Metrics in Generative AI Agents

By using metrics, you can monitor the endpoints in Generative AI Agents. Review the following topics for more information about these metrics.

Endpoint Metrics

This section lists the metrics for agent endpoints in Generative AI Agents. You can get the following metrics in an endpoint's detail page.

Metric Display Name Description
Number of calls Number of calls that the agent that's hosted on this endpoint has processed
Total processing time (ms) Total processing time for a call to finish in milliseconds
Service errors count Number of calls with an error from the service side
Client errors count Number of calls with an error from the client side
Total input characters consumed Number of input characters that the agent that's hosted on this endpoint has processed
Total output characters produced Number of output characters that the agent that's hosted on this endpoint has processed
Number of error traces Number of traces with an error (This option applies if tracing is enabled for this endpoint.)
Success rate Successful calls divided by the total number of calls
Tip

In Generative AI Agents service, an endpoint's detail page, select the Options menu in each of the endpoint metric charts to get the following options:
  • View Query in Metrics Explorer
  • Copy chart URL
  • Copy query in Monitoring Query Language (MQL)
  • Create an alarm on this query
  • Table View

Viewing Query in Metrics Explorer

The metrics explorer is a resource in the Monitoring service.

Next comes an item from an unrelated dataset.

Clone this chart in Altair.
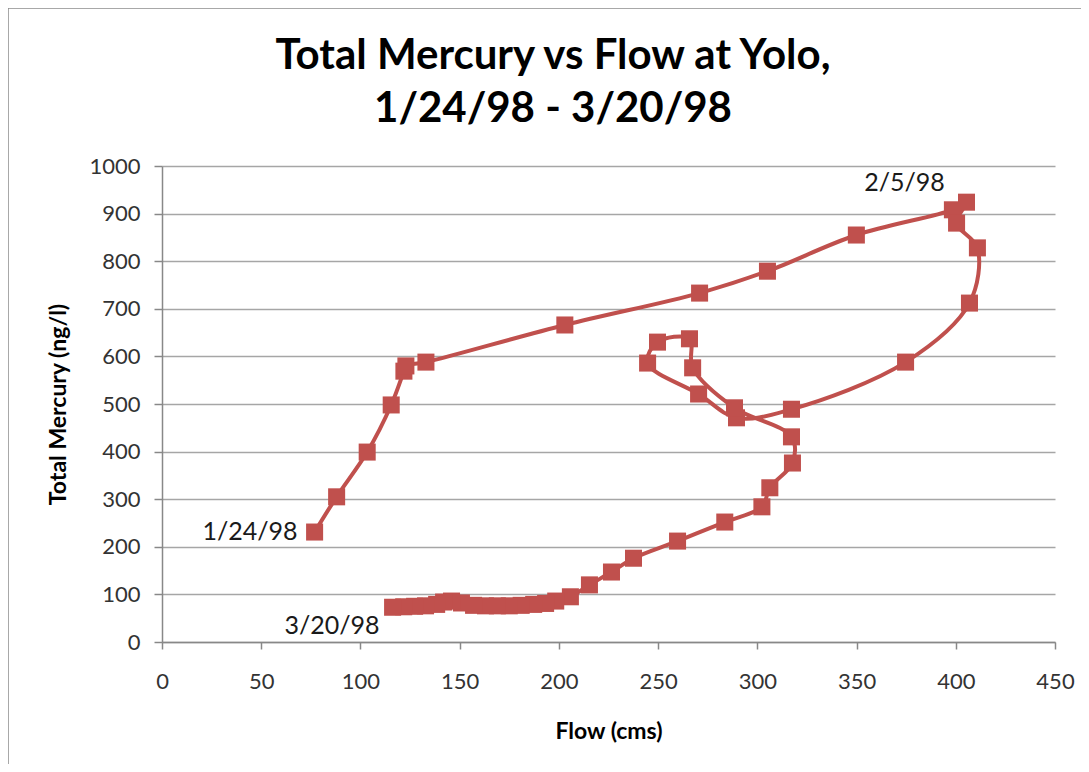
import altair as alt
import pandas as pd

flow = [76.9, 88.0, 103.4, 115.5, 121.9, 122.9, 133.0, 203.0, 270.9, 305.1,
        349.9, 398.3, 405.4, 400.4, 410.9, 406.9, 374.7, 317.2, 289.5, 270.4,
        244.7, 249.7, 265.8, 267.4, 288.5, 317.2, 317.7, 306.3, 302.3, 283.6,
        259.8, 237.6, 226.5, 215.4, 205.8, 198.4, 193.3, 187.3, 181.0, 175.0,
        169.0, 163.0, 157.0, 150.9, 145.9, 141.9, 138.4, 132.8, 127.3, 121.8, 116.2]
mercury = [231, 305, 399, 498, 569, 580, 588, 666, 733, 779,
           855, 908, 924, 880, 828, 712, 588, 489, 471, 521,
           586, 630, 637, 576, 492, 431, 376, 324, 284, 252,
           212, 176, 147, 120, 95, 86, 81, 79, 77, 76,
           76, 76, 77, 82, 86, 84, 79, 76, 75, 74, 73]

label_text = ["1/24/98", "2/5/98", "3/20/98"]
label_flow = [76.9, 405.4, 116.2]
label_hg = [231, 924, 73]

title_lines = ["Total Mercury vs Flow at Yolo,", "1/24/98 - 3/20/98"]

df = pd.DataFrame({"i": list(range(len(flow))), "flow": flow, "hg": mercury})
lab = pd.DataFrame({"t": label_text, "flow": label_flow, "hg": label_hg})

RED = "#C0504D"
FONT = "Lato"

xs = alt.X("flow:Q", scale=alt.Scale(domain=[0, 450], nice=False),
           axis=alt.Axis(title="Flow (cms)", values=list(range(0, 451, 50)), grid=False, format="d"))
ys = alt.Y("hg:Q", scale=alt.Scale(domain=[0, 1000], nice=False),
           axis=alt.Axis(title="Total Mercury (ng/l)", values=list(range(0, 1001, 100)), grid=True,
                         format="d"))

line = alt.Chart(df).mark_line(color=RED, strokeWidth=4, interpolate="catmull-rom").encode(
    x=xs, y=ys, order="i:Q")
pts = alt.Chart(df).mark_point(shape="square", filled=True, color=RED, size=290, opacity=1).encode(
    x="flow:Q", y="hg:Q")

lab1 = alt.Chart(lab.iloc[[0]]).mark_text(font=FONT, fontSize=25, align="right", dx=-17, dy=0,
                                          color="#1a1a1a").encode(x="flow:Q", y="hg:Q", text="t:N")
lab2 = alt.Chart(lab.iloc[[1]]).mark_text(font=FONT, fontSize=25, align="center", dx=-62, dy=-19,
                                          color="#1a1a1a").encode(x="flow:Q", y="hg:Q", text="t:N")
lab3 = alt.Chart(lab.iloc[[2]]).mark_text(font=FONT, fontSize=25, align="right", dx=-13, dy=19,
                                          color="#1a1a1a").encode(x="flow:Q", y="hg:Q", text="t:N")

t1 = alt.Chart(alt.Data(values=[{"t": title_lines[0]}])).mark_text(
    font=FONT, fontSize=42, fontWeight="bold", color="#000000", align="center", baseline="middle"
).encode(x=alt.value(391), y=alt.value(-110), text="t:N")
t2 = alt.Chart(alt.Data(values=[{"t": title_lines[1]}])).mark_text(
    font=FONT, fontSize=42, fontWeight="bold", color="#000000", align="center", baseline="middle"
).encode(x=alt.value(391), y=alt.value(-57), text="t:N")

border = alt.Chart(alt.Data(values=[{}])).mark_rect(fill=None, stroke="#8c8c8c", strokeWidth=1.5).encode(
    x=alt.value(-154), x2=alt.value(923), y=alt.value(-158), y2=alt.value(604))

chart = alt.layer(line, pts, lab1, lab2, lab3, t1, t2, border).properties(
    width=893, height=476,
    padding={"left": 154, "top": 158, "right": 26, "bottom": 122},
    autosize=alt.AutoSizeParams(type="none"),
).configure_view(stroke=None).configure_axis(
    labelFont=FONT, labelFontSize=22, labelColor="#333333", labelFlush=False,
    titleFont=FONT, titleFontSize=23, titleFontWeight="bold", titleColor="#000000",
    domainColor="#888888", domainWidth=1.5, tickColor="#888888", tickWidth=1.5,
    gridColor="#a6a6a6", gridWidth=1.5,
).configure_axisY(tickSize=8, labelPadding=14, titlePadding=18, domain=True
).configure_axisX(tickSize=7, labelPadding=22, titlePadding=28)

chart.save("out.html", embed_options={"renderer": "svg", "actions": False})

To get permission to work with the Monitoring service resources, ask an administrator to review the IAM policies in Securing Monitoring and grant you the proper access for your role.

For each of the endpoint metrics, select the Options menu in each of the endpoint metric charts and then click View Query in Metrics Explorer The following table displays the parameters used for the endpoint metrics in Monitoring Query Language (MQL).

Metric Display Name Metric Parameter MQL
Number of calls TotalInvocationCount TotalInvocationCount[1m].count()
Total processing time InvocationLatency InvocationLatency[1m].mean()
Service errors count ServerErrorCount ServerErrorCount[1m].count()
Client errors count ClientErrorCount ClientErrorCount[1m].count()
Total input characters consumed InputCharactersCount InputCharactersCount[1m].sum()
Total output characters produced OutputCharactersCount[1m].sum() OutputCharactersCount[1m].sum()
Number of error traces ErrorTraceCount ErrorTraceCount[1m].sum()

The success rate is calculated as successful calls divided by the total number of calls with the following MQL:

TotalInvocationCount[1m]{resourceId = "<endpoint-OCID>", StatusCode="200"}.grouping().count()
/ TotalInvocationCount[1m]{resourceId = "<endpoint-OCID>"}.grouping().count() * 100

Creating an Alarm for an Endpoint Metric

For each of the endpoint metrics, select the Options menu in each of the endpoint metric charts and then click Create an alarm on this query to be transported to a populated Create alarm page in the Monitoring service. Fill in the remaining fields to set an alarm for the metric that you selected.